Tuesday, May 18. 2010
Modern Graphic Processing Units (GPU) experience a big hype about their stream processing capabilities. In fact, GPU companies like AMD (ATI) and NVIDIA invest serious money to transform their former rasterizer hardware into general purpose computation engines. General Purpose GPU (GPGPU) is en vogue and attracts individuals and businesses from completely different application areas. The term GPGPU is synonymous for number crunching, high-performance/super computing, financial monte carlo simulation, etc.
How comes that popularity? The top three reasons for the fast adoption of GPGPU are:
Graphic Processing Units (GPUs)
The evolution of GPUs is rooted in the 3D graphics pipeline and was heavily disrupted by the introduction of shaders. Shaders are small programs written in a low-level assembler like language. As the name implies, shaders where used to process pixels and vertices before being rasterized in graphics memory. Figure 1 sketches the general dataflow. Big/small arrows indicate bandwidth capacities between pipeline stages. Vertex and pixel processing stages are composed of several sub-steps. I've omitted them for brevity.
Note, that the GPU can leverage its peak performance only if the data throughput is routed from/to its tightly connected video memory. The bottleneck is obviously the interface to system memory. But this constitutes no penalty for a graphics system. The asymmetric throughput is optimized for generating high resolution images with frame rates greater 30 fps from 3D-primitives. (To define a rectangle of arbitrary size you need two coordinate pairs (x1, y1) and (x2, y2) but the amount of pixels covered by the rendered rectangle on screen (in display memory) is proportional to width times height. You're getting the idea.) Textures and vertices are uploaded in advance before being fed into the pipeline. Each pipeline stage increases the amount of data by adding additional information like surface normals, texture coordinates etc.
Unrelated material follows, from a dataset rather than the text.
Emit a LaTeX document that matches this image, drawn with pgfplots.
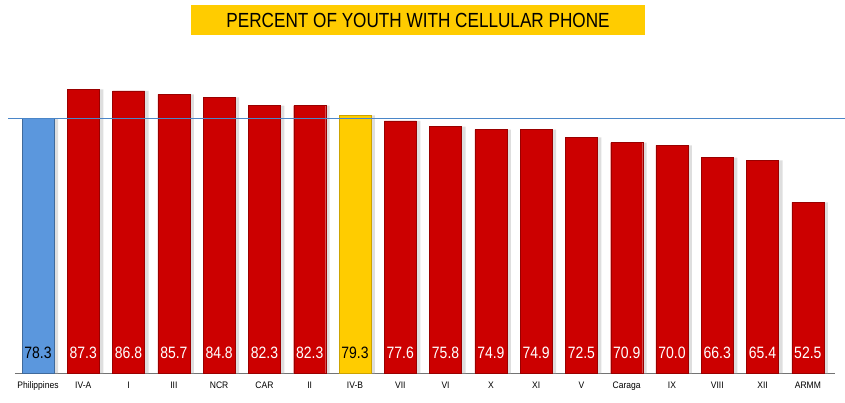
\documentclass[border=0pt]{standalone}
\usepackage{pgfplots}
\pgfplotsset{compat=1.18}
\usepackage{fontspec}
\setmainfont{Liberation Sans}
\definecolor{barred}{HTML}{CC0000}
\definecolor{barblue}{HTML}{5B97DD}
\definecolor{baryellow}{HTML}{FFCC00}
\definecolor{refline}{HTML}{4A86C8}
\begin{document}
\begin{tikzpicture}
\begin{axis}[
  name=ax,
  scale only axis,
  width=820bp, height=325bp,
  xmin=-0.508, xmax=17.6,
  ymin=0, ymax=100,
  clip=false,
  axis y line=none,
  axis x line*=bottom,
  x axis line style={draw=black!55, -},
  xtick={0,...,17},
  xticklabels={Philippines,IV-A,I,III,NCR,CAR,II,IV-B,VII,VI,X,XI,V,Caraga,IX,VIII,XII,ARMM},
  xtick style={draw=none},
  x tick label style={font=\fontsize{9.5}{11}\selectfont, xscale=0.9, yshift=-1bp},
  ybar, bar width=32bp, bar shift=0pt,
  /pgf/number format/assume math mode=true,
]
% shadows
\addplot[fill=black!13, draw=none, bar shift=4bp] coordinates {
(0,78.3) (1,87.3) (2,86.8) (3,85.7) (4,84.8) (5,82.3) (6,82.3) (7,79.3)
(8,77.6) (9,75.8) (10,74.9) (11,74.9) (12,72.5) (13,70.9) (14,70.0) (15,66.3) (16,65.4) (17,52.5)};
\addplot[fill=barblue, draw=barblue!70!black] coordinates {(0,78.3)};
\addplot[fill=barred, draw=barred!75!black] coordinates {
(1,87.3) (2,86.8) (3,85.7) (4,84.8) (5,82.3) (6,82.3)
(8,77.6) (9,75.8) (10,74.9) (11,74.9) (12,72.5) (13,70.9) (14,70.0) (15,66.3) (16,65.4) (17,52.5)};
\addplot[fill=baryellow, draw=baryellow!80!black] coordinates {(7,79.3)};
% reference line
\addplot[sharp plot, draw=refline, line width=0.8pt] coordinates {(-0.66,78.3) (17.81,78.3)};
% value labels
\addplot[only marks, mark=none, point meta=explicit,
  nodes near coords, nodes near coords align={center},
  every node near coord/.append style={text=white, font=\fontsize{16.5}{18}\selectfont, xscale=0.85, anchor=center},
  /pgf/number format/.cd, fixed, fixed zerofill, precision=1, assume math mode=true]
  coordinates {
(1,6.15) [87.3] (2,6.15) [86.8] (3,6.15) [85.7] (4,6.15) [84.8] (5,6.15) [82.3] (6,6.15) [82.3]
(8,6.15) [77.6] (9,6.15) [75.8] (10,6.15) [74.9] (11,6.15) [74.9] (12,6.15) [72.5] (13,6.15) [70.9] (14,6.15) [70.0] (15,6.15) [66.3] (16,6.15) [65.4] (17,6.15) [52.5]};
\addplot[only marks, mark=none, point meta=explicit,
  nodes near coords, nodes near coords align={center},
  every node near coord/.append style={text=black, font=\fontsize{16.5}{18}\selectfont, xscale=0.85, anchor=center},
  /pgf/number format/.cd, fixed, fixed zerofill, precision=1, assume math mode=true]
  coordinates {(0,6.15) [78.3] (7,6.15) [79.3]};
\node[fill=baryellow, minimum width=454bp, minimum height=30bp, inner sep=0pt]
  at (axis description cs:0.4915,1.086) {};
\node[font=\fontsize{20.5}{22}\selectfont, xscale=0.84, inner sep=0pt]
  at (axis description cs:0.4915,1.086) {PERCENT OF YOUTH WITH CELLULAR PHONE};
\end{axis}
\pgfresetboundingbox
\path[use as bounding box] ([shift={(-15bp,-30bp)}]ax.south west) rectangle ([shift={(10bp,48bp)}]ax.north east);
\end{tikzpicture}
\end{document}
Since the fixed-function pipeline was limited to a certain set of pre-defined operations a more flexible and programmable pipeline was derived by introducing vertex and pixel shaders (see figure 2). Shaders were a big win for GPU developers. Programmers regained control over the graphics pipeline and GPU vendors were forced to disclose information about the underlying hardware yielding better and more efficient software.
Pixel shaders are often called kernels because they apply the same set of operations to every pixel without knowledge of neighboring pixels. (Vertex shaders work in a similar way but process vertices instead.) This data independency makes them very powerful because multiple kernels can run at the same time without interference. Thus shaders implicitly scale very well (in terms of parallelization) by adding more hardware processing resources. And that's exactly what GPU manufacturers did to meet the demands of their customers: they added more shader processors, introduced vector operations and supported standard floating point formats. They effectively created a new platform for data parallel stream processing.
Field Programmable Gate Arrays (FPGAs)
FPGAs never had a fixed processing pipeline. These devices were not designed for signal or image processing in the first place. Early FPGAs served as glue logic or replaced standard logic ICs. Hence they are categorized as programmable logic.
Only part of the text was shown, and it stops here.